What I want is to change it to

sArtist = "Beatles, the"

I have running into 2 different problems. My first problem is that I seem to be trading 'The' for ''.

if sArtist.lower().find('the') == 0:
    sArtist = sArtist.lower().replace('the','')
    sArtist = sArtist + ", the"

My second problem is that since I have to check for both 'The' and 'the' I use sArtist.lower(). However this changes my result from " Beatles, the" to " beatles, the". To solve that problem I just removed the .lower and added a second line of code to explicitly look for both cases.

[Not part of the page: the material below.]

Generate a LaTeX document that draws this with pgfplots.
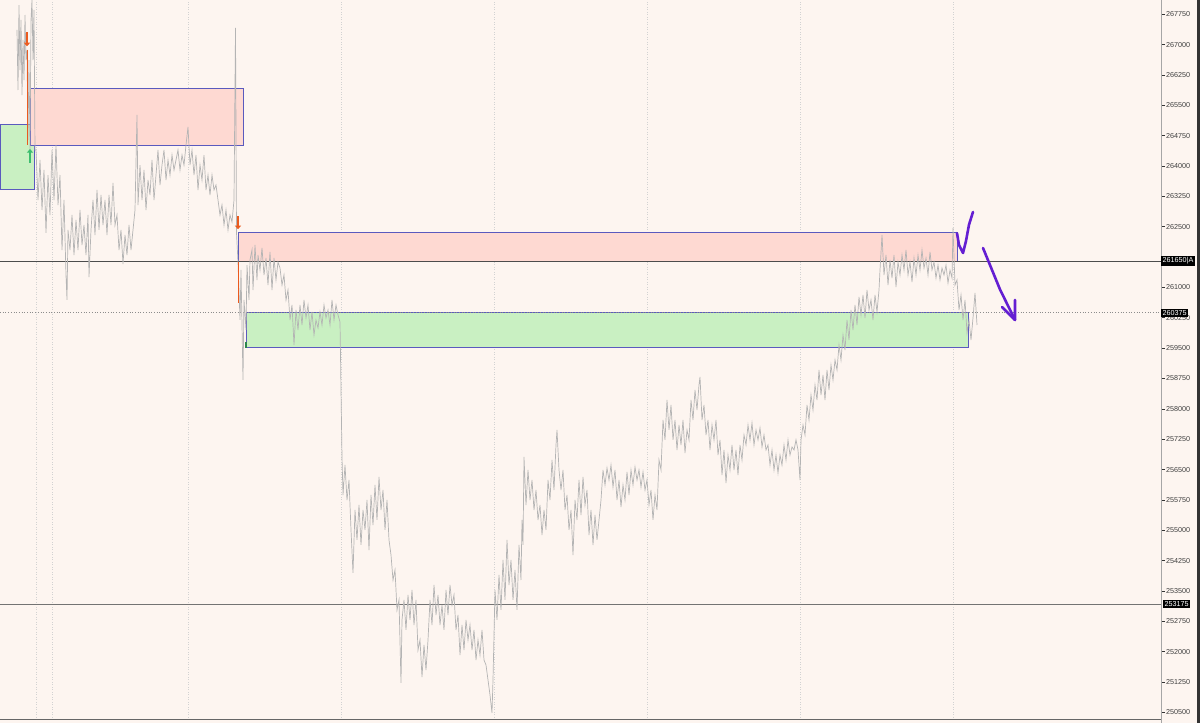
\documentclass[border=0pt]{standalone}
\usepackage{fontspec}
\setmainfont{Liberation Sans}
\usepackage{pgfplots}
\pgfplotsset{compat=1.18}
\usetikzlibrary{arrows.meta}
\definecolor{bgc}{RGB}{253,245,240}
\definecolor{redbox}{RGB}{254,217,210}
\definecolor{greenbox}{RGB}{201,240,194}
\definecolor{boxline}{RGB}{90,90,190}
\definecolor{barc}{RGB}{180,180,180}
\definecolor{gridc}{RGB}{210,210,210}
\definecolor{orangec}{RGB}{235,90,30}
\definecolor{greenc}{RGB}{60,190,110}
\definecolor{purp}{RGB}{100,30,210}
\begin{document}
\begin{tikzpicture}
\fill[bgc] (0pt,0pt) rectangle (1200pt,723pt);
\useasboundingbox (0pt,0pt) rectangle (1200pt,723pt);
\fill[black!80] (1197pt,0pt) rectangle (1200pt,723pt);
\begin{axis}[
  at={(0pt,0pt)}, anchor=south west,
  scale only axis, width=1161pt, height=723pt,
  xmin=0, xmax=1161, ymin=250237, ymax=268103,
  axis x line=none, axis y line*=right,
  axis line style={draw=black!35, line width=0.8pt},
  ytick={250500,251250,252000,252750,253500,254250,255000,255750,256500,257250,258000,258750,259500,260250,261000,261750,262500,263250,264000,264750,265500,266250,267000,267750},
  yticklabels={250500,251250,252000,252750,253500,254250,255000,255750,256500,257250,258000,258750,259500,260250,261000,{},262500,263250,264000,264750,265500,266250,267000,267750},
  scaled y ticks=false,
  tick align=outside, major tick length=4pt,
  ytick style={draw=black!80, line width=0.6pt},
  y tick label style={font=\fontsize{7.2}{8}\selectfont, text=black!75, xshift=-2.5pt},
  clip=false,
]
% vertical grid
\foreach \gx in {36,52,188,341,494,647,800,953}{
  \edef\tmp{\noexpand\draw[gridc, dotted, line width=0.5pt] (axis cs:\gx,250312) -- (axis cs:\gx,268103);}\tmp
}
% boxes
\addplot[draw=boxline, fill=greenbox, line width=0.6pt] coordinates {(0,265039)(34,265039)(34,263433)(0,263433)} -- cycle;
\addplot[draw=boxline, fill=redbox, line width=0.6pt] coordinates {(30,265928)(243,265928)(243,264520)(30,264520)} -- cycle;
\addplot[draw=boxline, fill=redbox, line width=0.6pt] coordinates {(238,262371)(957,262371)(957,261650)(238,261650)} -- cycle;
\addplot[draw=boxline, fill=greenbox, line width=0.6pt] coordinates {(246,260375)(968,260375)(968,259529)(246,259529)} -- cycle;
% horizontal level lines
\addplot[black!70, line width=1.1pt] coordinates {(0,261650)(1161,261650)};
\addplot[black!45, dotted, line width=0.7pt] coordinates {(0,260375)(1161,260375)};
\addplot[black!55, line width=0.7pt] coordinates {(0,253175)(1161,253175)};
\addplot[black!60, line width=1pt] coordinates {(0,250312)(1161,250312)};
% price bars
\addplot[barc, line width=0.7pt] coordinates {
(17,267362)(18,265879)(19,267979)(20,266373)(21,267609)(22,265755)(23,267115)(24,266126)(25,267732)(26,266620)
(27,266868)(28,264644)(29,266620)(30,264396)(31,267609)(32,268103)(33,266620)(34,267856)(35,264396)
(36,264396)(38,263161)(40,264149)(42,262914)(44,263902)(46,262346)(48,263778)(50,262790)(52,264396)(54,263161)
(56,264520)(58,263037)(60,263778)(62,261925)(64,263161)(66,261307)(67,260690)(68,262420)(70,261925)(72,262790)
(74,261801)(76,262667)(78,261925)(80,262914)(82,262049)(84,262543)(86,261801)(88,262790)(89,261258)(91,262420)
(93,263161)(95,262296)(97,263408)(99,262420)(101,263284)(103,262543)(105,263161)(107,262296)(109,263284)(111,262543)
(113,263581)(115,262543)(117,262790)(119,261925)(121,262420)(123,261579)(125,262296)(127,261801)(129,262543)(131,261925)
(133,262420)(135,262914)(137,265261)(138,263037)(140,264025)(142,263161)(144,263902)(146,262914)(148,263655)(150,263284)
(152,264149)(154,263161)(156,263778)(158,264396)(160,263531)(162,264025)(164,264396)(166,263655)(168,264149)(170,263778)
(172,264272)(174,263902)(176,264149)(178,264396)(180,263902)(182,264272)(184,264025)(186,264520)(188,264965)(190,264025)
(192,264396)(194,263778)(196,264272)(198,263408)(200,264025)(202,263655)(204,264272)(206,263408)(208,263778)(210,263284)
(212,263778)(214,263408)(216,263531)(218,263161)(220,262790)(222,263037)(224,262543)(226,262914)(228,262420)(230,262790)
(232,262618)(234,263161)(235.5,267411)(236.5,262346)
(238,261629)(240,260196)(241,261431)(243,258713)(244,260690)(246,259949)(247,261554)(249,260690)(250,261678)(252,261925)
(253,260937)(255,262049)(257,261184)(258,261801)(260,261431)(262,261975)(264,261307)(266,261727)(268,261060)(270,261876)
(272,260937)(274,261727)(276,261184)(278,261629)(280,261480)(282,261060)(284,261307)(286,260690)(288,260937)(290,260196)
(292,260566)(294,259578)(296,260443)(298,259949)(300,260566)(302,260072)(304,260690)(306,260245)(308,260566)(310,259949)
(312,260394)(314,259825)(316,260196)(318,259998)(320,260394)(322,260072)(324,260566)(326,260245)(328,260443)(330,260072)
(332,260690)(334,260196)(336,260566)(338,260319)(340,260147)
(342,256810)(343,255871)(345,256612)(347,255748)(349,256242)(351,255007)(353,253944)(355,255501)(357,254760)(359,255624)
(361,254636)(363,255501)(365,255007)(367,255748)(369,254512)(371,255871)(373,255130)(375,256118)(377,255254)(379,256316)
(381,255501)(383,255995)(385,255007)(387,255748)(389,254760)(391,254388)(393,253771)(395,254018)(397,253030)(399,253277)
(401,251226)(402,252783)(404,253277)(406,252536)(408,253400)(410,252783)(412,253524)(414,252659)(416,253277)(418,252041)
(420,252289)(422,251374)(424,252165)(426,251547)(428,252289)(430,253277)(432,252659)(434,253647)(436,252906)(438,253400)
(440,252659)(442,253153)(444,252536)(446,253524)(448,252906)(450,253647)(452,253153)(454,253400)(456,252536)(458,252906)
(460,251917)(462,252659)(464,252041)(466,252783)(468,252289)(470,252659)(472,252041)(474,252536)(476,251794)(478,252289)
(480,251917)(482,252536)(484,251794)(486,251670)(488,251300)(490,250929)(492,250485)(493,251300)(495,253524)(497,252783)
(499,253894)(501,253030)(503,254265)(505,253277)(507,254760)(509,253647)(511,254265)(513,253277)(515,254018)(517,253030)
(519,254636)(521,253771)
(522,255254)(523,254636)(524,256810)(526,255624)(528,256489)(530,255748)(532,256242)(534,255501)(536,255995)(538,255254)
(540,255624)(542,254883)(544,255501)(546,255007)(548,256242)(550,255748)(552,256736)(554,255995)(556,257107)(557,257478)
(559,256489)(561,255995)(563,256489)(565,255501)(567,255871)(569,255007)(571,255501)(573,254388)(575,255748)(577,255254)
(579,256242)(581,255377)(583,256316)(585,255624)(587,255995)(589,254883)(591,255501)(593,254636)(595,255377)(597,254760)
(599,255254)(601,255748)(603,256489)(605,256118)(607,256538)(609,256242)(611,256612)(613,256069)(615,256489)(617,255748)
(619,256242)(621,255575)(623,256118)(625,255748)(627,256440)(629,255871)(631,256489)(633,256118)(635,256563)(637,256242)
(639,256489)(641,256069)(643,256440)(645,255995)(647,256242)(649,255624)(651,255995)(653,255254)(655,255871)(657,255501)
(659,256736)(661,256489)(663,257725)(665,257231)(667,258219)(669,257478)(671,258095)(673,257231)(675,257725)(677,256983)
(679,257601)(681,257107)(683,257725)(685,256909)(687,257478)(689,257231)(691,258219)(693,257725)(695,258466)(697,257972)
(699,258589)(700,258787)(702,257725)(704,258095)(706,257354)(708,257725)(710,256983)(712,257601)(714,257231)(716,257725)
(718,256859)(720,257231)(722,256365)(724,256983)(726,256168)(728,256859)(730,256489)(732,257107)(734,256489)(736,256983)
(738,256365)(740,257107)(742,256736)(744,257354)(746,257107)(748,257601)(750,257231)(752,257651)(754,257107)(756,257478)
(758,257231)(760,257527)(762,257058)(764,257354)(766,256983)(768,257107)(770,256612)(772,256983)(774,256489)(776,256859)
(778,256415)(780,256859)(782,256612)(784,257107)(786,256736)(788,257231)(790,256859)(792,257058)(794,256983)(796,257231)
(798,256983)(800,256242)(801,257231)(803,257601)(805,257354)(807,258095)(809,257725)(811,258342)(813,257972)(815,258589)
(817,258219)(819,258960)
(821,258342)(823,258836)(825,258219)(827,258960)(829,258466)(831,259083)(833,258713)(835,259207)(837,258960)(839,259578)
(841,259207)(843,259825)(845,259454)(847,260196)(849,259702)(851,260443)(853,259949)(855,260566)(857,260072)(859,260764)
(861,260319)(863,260813)(865,260245)(867,260937)(869,260443)(871,260690)(873,260196)(875,260813)(877,260394)(879,260937)
(880,261431)(882,262296)(884,261307)(886,261801)(888,261060)(890,261678)(892,261233)(894,261801)(896,261011)(898,261629)
(900,261307)(902,261801)(904,261431)(906,261925)(908,261307)(910,261629)(912,261135)(914,261727)(916,261307)(918,261801)
(920,261431)(922,261925)(924,261480)(926,261727)(928,261307)(930,261876)(932,261431)(934,261629)(936,261233)(938,261554)
(940,261184)(942,261480)(944,261307)(946,261554)(948,261110)(950,261431)(952,261233)(953,262469)(955,261060)(957,261184)
(959,260443)(961,260813)(963,260196)(965,260690)(967,259875)(969,260196)(971,259702)(973,260245)(975,260863)(977,260072)
};
% coloured candles and signal arrows
\addplot[orangec, line width=0.8pt] coordinates {(27,266868)(27,264520)};
\addplot[orangec, line width=0.8pt] coordinates {(238,261629)(238,260616)};
\addplot[orangec, line width=1.8pt, -{Triangle[length=3.5pt,width=6pt]}] coordinates {(27,267300)(27,266960)};
\addplot[orangec, line width=1.8pt, -{Triangle[length=3.5pt,width=6pt]}] coordinates {(238,262760)(238,262440)};
\addplot[greenc, line width=1.8pt, -{Triangle[length=3.5pt,width=6pt]}] coordinates {(30,264080)(30,264420)};
\addplot[greenc!70!black, line width=2pt] coordinates {(246,259653)(246,259504)};
% purple hand-drawn annotations
\addplot[purp, line width=2.6pt, line join=round, line cap=round] coordinates {(957,262340)(959,262050)(963,261851)(966,262150)(969,262550)(973,262865)};
\addplot[purp, line width=2.6pt, line join=round, line cap=round] coordinates {(983,261975)(1000,260950)(1015,260196)};
\addplot[purp, line width=2.6pt, line join=round, line cap=round] coordinates {(1002,260517)(1015,260196)(1015,260690)};
% price tags
\node[fill=black, text=white, inner sep=1.5pt, anchor=west, font=\fontsize{7.2}{8}\selectfont] at (axis cs:1161,261650) {261650|A};
\node[fill=black, text=white, inner sep=1.5pt, anchor=west, font=\fontsize{7.2}{8}\selectfont] at (axis cs:1161,260375) {260375};
\node[fill=black, text=white, inner sep=1.5pt, anchor=west, font=\fontsize{7.2}{8}\selectfont] at (axis cs:1163,253175) {253175};
\end{axis}
\end{tikzpicture}
\end{document}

if sArtist.lower().find('the') == 0:
    sArtist = sArtist.replace('the','')
    sArtist = sArtist.replace('The','')
    sArtist = sArtist + ", the"

So the problem I really need to solve is why am I replacing 'the' with <SPACE> instead of <NULL>. But if somebody has a better way to do this I would be glad for the education :)

2

There are 2 answers

1
Mark Tolonen On BEST ANSWER

One way:

>>> def reformat(artist,beg):
...   if artist.startswith(beg):
...     artist = artist[len(beg):] + ', ' + beg.strip()
...   return artist
...
>>> reformat('The Beatles','The ')
'Beatles, The'
>>> reformat('An Officer and a Gentleman','An ')
'Officer and a Gentleman, An'
>>>
3
unutbu On

Using

sArtist.replace('The','')

is dangerous. What happens if the artist's name is Theodore?

Perhaps use regex instead:

In [11]: import re
In [13]: re.sub(r'^(?i)(a|an|the) (.*)',r'\2, \1','The Beatles')
Out[13]: 'Beatles, The'